We train all these neural networks simultaneously, and once the learning process is complete, we can use the RadialGAN to create an augmented data set as shown in Figure 8.

To construct our enhanced data set, we run each of the other data sets through their encoders to transfer that knowledge into the latent space. Then we extract that intelligence from the latent space using our decoder and append the transformed information to our original data set.

The result is a new, larger data set that is bolstered by information from a variety of sources, but which matches the characteristics of the domain we are working in.

The StyleGAN

The spectacular new StyleGAN combines two innovations: the Progressive GAN[11] (ProGAN) and neural style transfer.[12]

The ProGAN begins by developing a tiny image of 4x4 or 8x8 pixels until this picture is considered realistic by the ProGAN discriminator.

Once this learning is complete, the ProGAN gently adds a higher-resolution layer that also needs to be trained. This process continues until the ProGAN can create 1024x1024-pixel images with amazing realism.

The StyleGAN builds on the ProGAN by bringing in some of the most successful elements of neural style transfer. The original style transfer works by copying the neural network layer correlations of a style image onto a content image. This requires an optimization process that can take too long to be useful in many real-time applications.

Researchers repeatedly made improvements to the classic neural style transfer, and the StyleGAN uses one of the more recent style transfer methods called adaptive instance normalization (AdaIN).[13]

Adaptive instance normalization doesn’t involve an optimization, and it’s therefore a very fast way to transfer styles between images. It’s also very flexible in that it can transfer styles between any images, including those that neural networks have never seen before because they aren’t in any training set.

Applying AdaIN to a convolutional neural network layer of a content image is a simple process:

Normalize the layer by subtracting its mean and dividing by its standard deviation.
Scale this normalized layer to match the standard deviation of the style layer.
Shift the layer by adding in the average value of the style layer.

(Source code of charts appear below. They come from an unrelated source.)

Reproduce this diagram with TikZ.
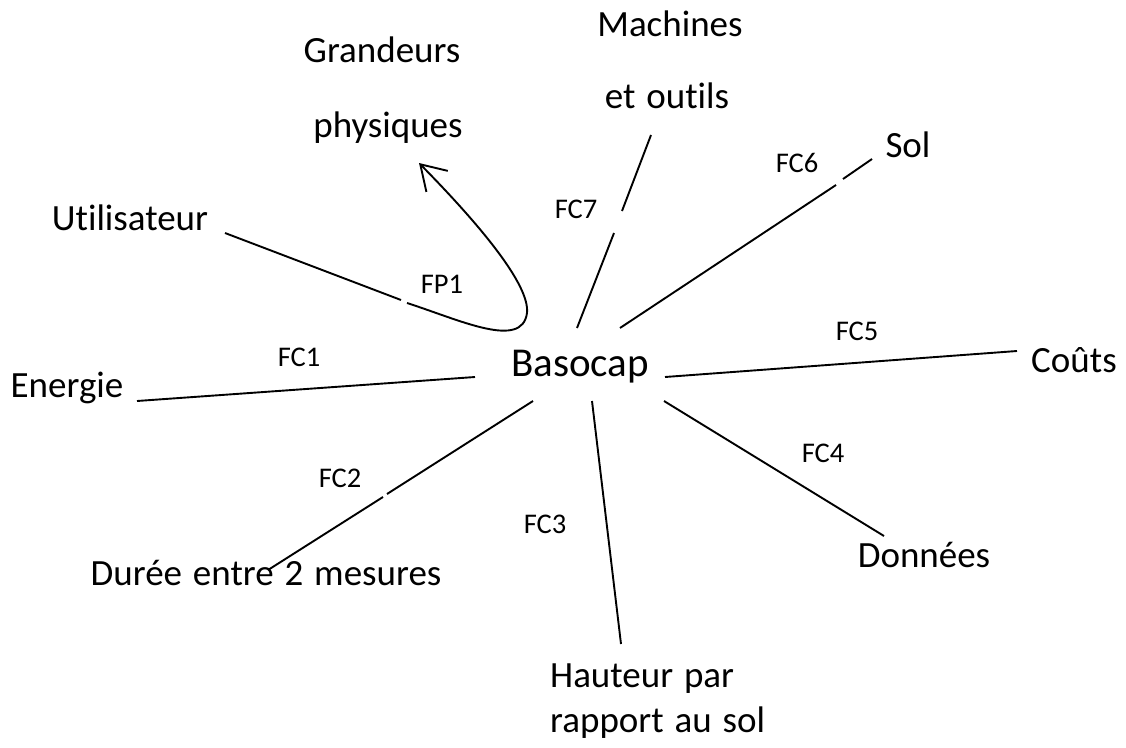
\documentclass[tikz,border=0pt]{standalone}
\usepackage{fontspec}
\setmainfont{Carlito}[Ligatures=CommonOff,WordSpace=1.3]
\usetikzlibrary{arrows.meta}
\begin{document}
\begin{tikzpicture}[x=1pt,y=-1pt,
  lbl/.style={anchor=base,inner sep=0pt,font=\fontsize{37}{44}\selectfont},
  fc/.style={anchor=base,inner sep=0pt,font=\fontsize{28.5}{34}\selectfont},
  ctr/.style={anchor=base,inner sep=0pt,font=\fontsize{41}{48}\selectfont},
  link/.style={line width=1.9pt,line cap=butt}]
\useasboundingbox (0,0) rectangle (1126,747);

% nodes
\node[ctr] (bas) at (580,376) {Basocap};
\node[lbl] (gr1) at (382,62) {Grandeurs};
\node[lbl] (gr2) at (388,137) {physiques};
\node[lbl] (ma1) at (670,36) {Machines};
\node[lbl] (ma2) at (667,108) {et outils};
\node[lbl] (sol) at (908,157) {Sol};
\node[lbl] (uti) at (130,230) {Utilisateur};
\node[lbl] (ene) at (67,397) {Energie};
\node[lbl] (cou) at (1074,372) {Coûts};
\node[lbl] (don) at (924,567) {Données};
\node[lbl] (dur) at (266,585) {Durée entre 2 mesures};
\node[lbl,anchor=base west] (ha1) at (550,687) {Hauteur par};
\node[lbl,anchor=base west] (ha2) at (550,732) {rapport au sol};

\node[fc] (fp1) at (442,293) {FP1};
\node[fc] (fc1) at (299,366) {FC1};
\node[fc] (fc2) at (340,487) {FC2};
\node[fc] (fc3) at (545,533) {FC3};
\node[fc] (fc4) at (823,462) {FC4};
\node[fc] (fc5) at (857,340) {FC5};
\node[fc] (fc6) at (797,172) {FC6};
\node[fc] (fc7) at (576,218) {FC7};

% connector end points
\coordinate (u0) at (225,233);
\coordinate (u1) at (401,300);
\coordinate (u2) at (407,303);
\coordinate (gtip) at (419,163);
\coordinate (e0) at (137,401);
\coordinate (e1) at (475,377);
\coordinate (d0) at (533,401);
\coordinate (d1) at (387,494);
\coordinate (d2) at (383,497);
\coordinate (d3) at (268,570);
\coordinate (h0) at (592,401);
\coordinate (h1) at (621,644);
\coordinate (n0) at (664,401);
\coordinate (n1) at (884,536);
\coordinate (c0) at (665,377);
\coordinate (c1) at (1017,351);
\coordinate (s0) at (620,328);
\coordinate (s1) at (836,185);
\coordinate (s2) at (843,179);
\coordinate (s3) at (872,159);
\coordinate (m0) at (577,328);
\coordinate (m1) at (614,233);
\coordinate (m2) at (622,211);
\coordinate (m3) at (651,135);

% connectors
\draw[link] (u0) -- (u1);
\draw[link,-{Straight Barb[length=24pt,width=30pt,line width=1.9pt]}] (u2) .. controls (460,320) and (522,350) .. (527,313) .. controls (530,285) and (480,225) .. (gtip);
\draw[link] (e0) -- (e1);
\draw[link] (d0) -- (d1);
\draw[link] (d2) -- (d3);
\draw[link] (h0) -- (h1);
\draw[link] (n0) -- (n1);
\draw[link] (c0) -- (c1);
\draw[link] (s0) -- (s1);
\draw[link] (s2) -- (s3);
\draw[link] (m0) -- (m1);
\draw[link] (m2) -- (m3);
\end{tikzpicture}
\end{document}
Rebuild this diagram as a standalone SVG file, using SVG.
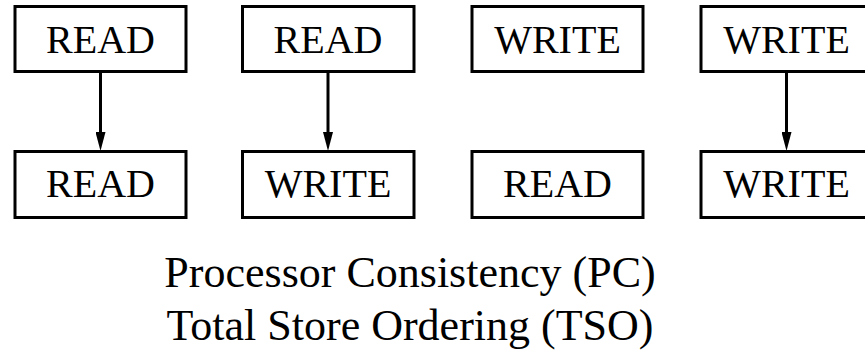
<svg xmlns="http://www.w3.org/2000/svg" width="865" height="351" viewBox="0 0 865 351">
<defs>
<style>
.box{fill:#fff;stroke:#000;stroke-width:3}
.lbl{font-family:"Liberation Serif","Times New Roman",serif;font-size:40px;fill:#000;text-anchor:middle}
.cap{font-family:"Liberation Serif","Times New Roman",serif;font-size:44px;fill:#000;text-anchor:middle}
.edge{stroke:#000;stroke-width:3;fill:none;marker-end:url(#ah)}
</style>
<marker id="ah" viewBox="0 0 19 10" markerWidth="19" markerHeight="10" refX="0" refY="5" orient="auto" markerUnits="userSpaceOnUse">
<path d="M0,0 L19,5 L0,10 z" fill="#000"/>
</marker>
</defs>
<rect width="865" height="351" fill="#fff"/>
<g id="r1"><rect class="box" x="15" y="6.5" width="171" height="65"/><text class="lbl" x="100.5" y="53">READ</text></g>
<g id="r2"><rect class="box" x="15" y="151.5" width="171" height="66"/><text class="lbl" x="100.5" y="197">READ</text></g>
<g id="r3"><rect class="box" x="242.5" y="6.5" width="171.5" height="65"/><text class="lbl" x="328" y="53">READ</text></g>
<g id="w1"><rect class="box" x="242.5" y="151.5" width="171.5" height="66"/><text class="lbl" x="328" y="197">WRITE</text></g>
<g id="w2"><rect class="box" x="472" y="6.5" width="171" height="65"/><text class="lbl" x="557.5" y="53">WRITE</text></g>
<g id="r4"><rect class="box" x="472" y="151.5" width="171" height="66"/><text class="lbl" x="557.5" y="197">READ</text></g>
<g id="w3"><rect class="box" x="701" y="6.5" width="171" height="65"/><text class="lbl" x="786.5" y="53">WRITE</text></g>
<g id="w4"><rect class="box" x="701" y="151.5" width="171" height="66"/><text class="lbl" x="786.5" y="197">WRITE</text></g>
<g id="connectors">
<line class="edge" x1="100.5" y1="73" x2="100.5" y2="132"/>
<line class="edge" x1="328" y1="73" x2="328" y2="132"/>
<line class="edge" x1="786.5" y1="73" x2="786.5" y2="132"/>
</g>
<g id="caption">
<text class="cap" x="410" y="287">Processor Consistency (PC)</text>
<text class="cap" x="410" y="340">Total Store Ordering (TSO)</text>
</g>
</svg>
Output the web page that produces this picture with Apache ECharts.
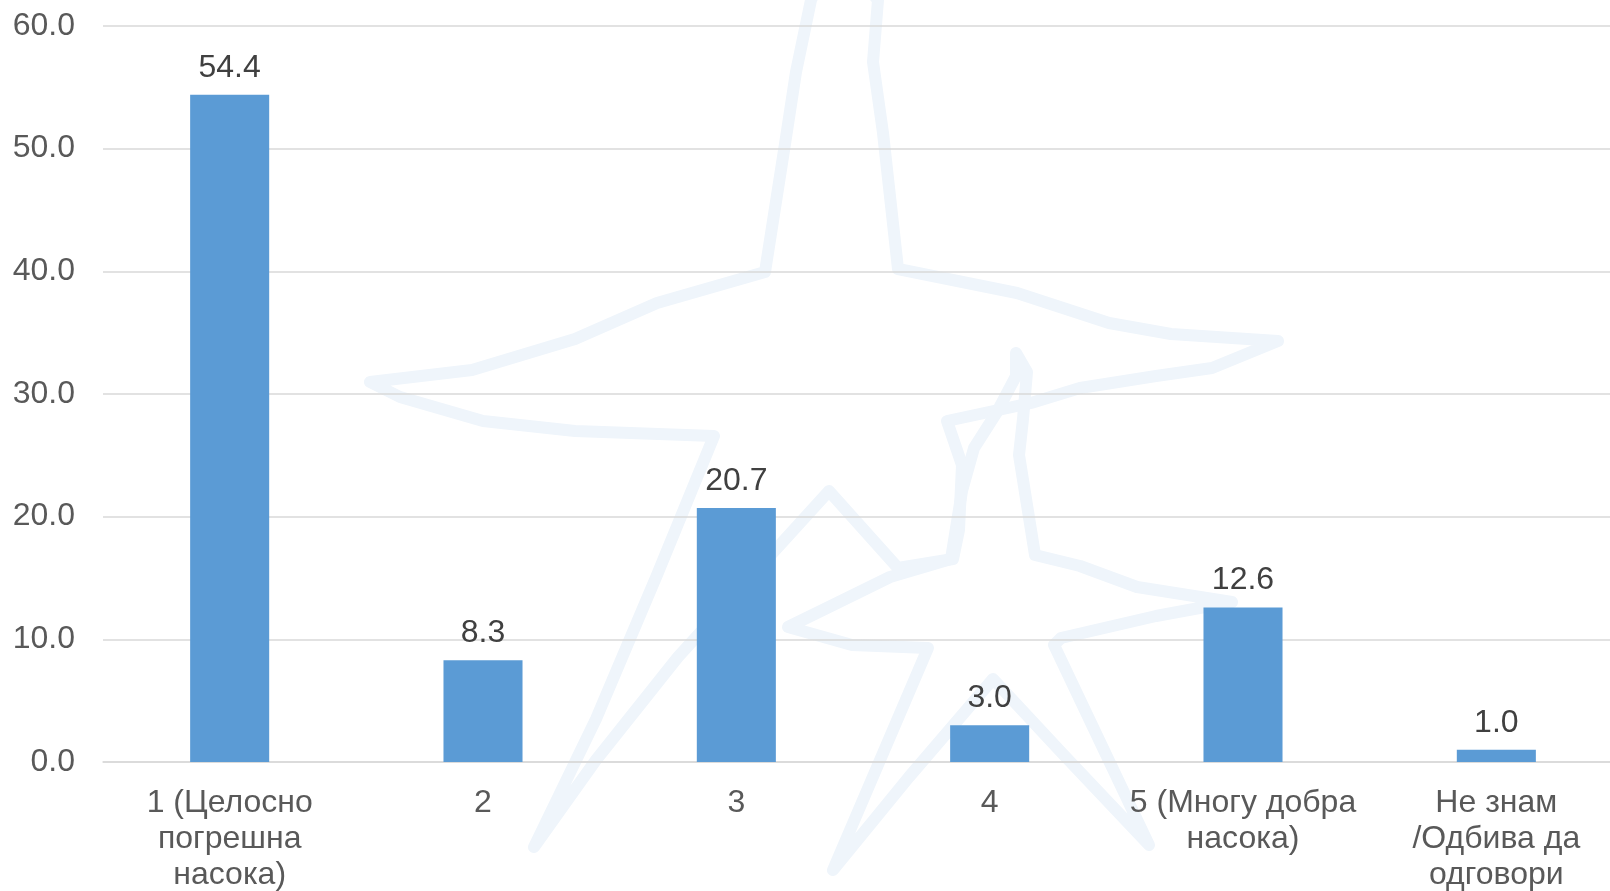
<!DOCTYPE html>
<html lang="mk">
<head>
<meta charset="utf-8">
<script src="https://cdn.jsdelivr.net/npm/echarts@6/dist/echarts.min.js"></script>
<style>
  *{margin:0;padding:0;}
  body{background:#fff;}
</style>
</head>
<body>
<div id="main" style="width:1610px;height:891px;"></div>
<script>
// категории и вредности (%)
var categories = ['1 (Целосно\nпогрешна\nнасока)', '2', '3', '4', '5 (Многу добра\nнасока)', 'Не знам\n/Одбива да\nодговори'];
var values = [54.4, 8.3, 20.7, 3.0, 12.6, 1.0];
var yTicks = [0, 60, 10]; // min, max, interval

// декоративен воден жиг (ѕвезди) во позадина
var starBig = [[835,-50],[878,0],[873,62],[883,133],[898,269],[1017,293],[1109,323],[1171,334],[1278,341],
  [1212,368],[1156,376],[1080,388],[1031,403],[947,421],[962,465],[959,530],[953,559],[898,568],[829,491],
  [678,657],[596,760],[534,847],[596,719],[657,575],[714,436],[575,431],[483,421],[400,397],[370,382],
  [472,370],[575,339],[657,303],[765,272],[785,144],[796,72],[811,0],[835,-50]];
var starSmall = [[1016,353],[1027,372],[1023,419],[1019,455],[1035,555],[1080,566],[1137,587],[1232,602],
  [1156,616],[1061,638],[1054,645],[1149,845],[1061,752],[993,679],[909,777],[833,870],[928,648],
  [852,645],[788,627],[833,605],[890,577],[951,559],[962,491],[974,448],[997,412],[1016,376],[1016,353]];

var myChart = echarts.init(document.getElementById('main'));

var font = '"Liberation Sans", Arial, sans-serif';
var wmStyle = {stroke: '#EFF5FB', lineWidth: 12, fill: null, lineJoin: 'round', lineCap: 'round'};

var option = {
    animation: false,
    textStyle: {fontFamily: font},
    graphic: {
        elements: [
            {type: 'polyline', z: -10, silent: true, shape: {points: starBig}, style: wmStyle},
            {type: 'polyline', z: -10, silent: true, shape: {points: starSmall}, style: wmStyle}
        ]
    },
    grid: {left: 103, right: -13, top: 26, bottom: 129, containLabel: false, outerBoundsMode: 'none'},
    xAxis: {
        type: 'category',
        data: categories,
        axisLine: {lineStyle: {color: '#D9D9D9', width: 1.5}},
        axisTick: {show: false},
        axisLabel: {
            color: '#595959',
            fontSize: 32,
            lineHeight: 36,
            margin: 23,
            interval: 0,
            fontFamily: font
        }
    },
    yAxis: {
        type: 'value',
        min: yTicks[0],
        max: yTicks[1],
        interval: yTicks[2],
        axisLine: {show: false},
        axisTick: {show: false},
        splitLine: {lineStyle: {color: '#D9D9D9', width: 1.5}},
        axisLabel: {
            color: '#595959',
            fontSize: 32,
            margin: 28,
            fontFamily: font,
            formatter: function (v) { return v.toFixed(1); }
        }
    },
    series: [{
        type: 'bar',
        data: values,
        barWidth: '31.2%',
        itemStyle: {color: '#5B9BD5'},
        label: {
            show: true,
            position: 'top',
            distance: 11,
            color: '#404040',
            fontSize: 32,
            fontFamily: font,
            formatter: function (p) { return p.value.toFixed(1); }
        }
    }]
};

myChart.setOption(option);
</script>
</body>
</html>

This sounds more complicated than it really is. All we’re doing is changing the mean and variance of an image’s neural network layers to match the mean and variance of a style image (i.e., the image whose style we want to emulate).

Further refinements to the StyleGAN and AdaIN could include methods like histogram matching, which would transfer more style detail but would also be very fast to calculate.

The StyleGAN is a somewhat complex architecture that incorporates many neural network tools and tricks that have been developed over the past several years. But at its core, the StyleGAN combines the highly effective ProGAN with the successes of neural style transfer to create images that are so realistic they could fundamentally change the relationship people have with the news and entertainment media.

Conclusion

The StyleGAN is a striking example of how generative adversarial networks could transform the way much of the media produces its content and alter how consumers interpret the information they see and hear. The RadialGAN, on the other hand, shows how the features and advantages of GANs can be used to bolster numerical data analysis.

These are two examples of a thriving community of hundreds of innovative GANs that can be used for just about any purpose one can imagine.

Some of the results we’re seeing from GANs look like they come from a different century, and one thing is certain: pioneering AI techniques like GANs are rapidly changing our relationship to technology, and to each other.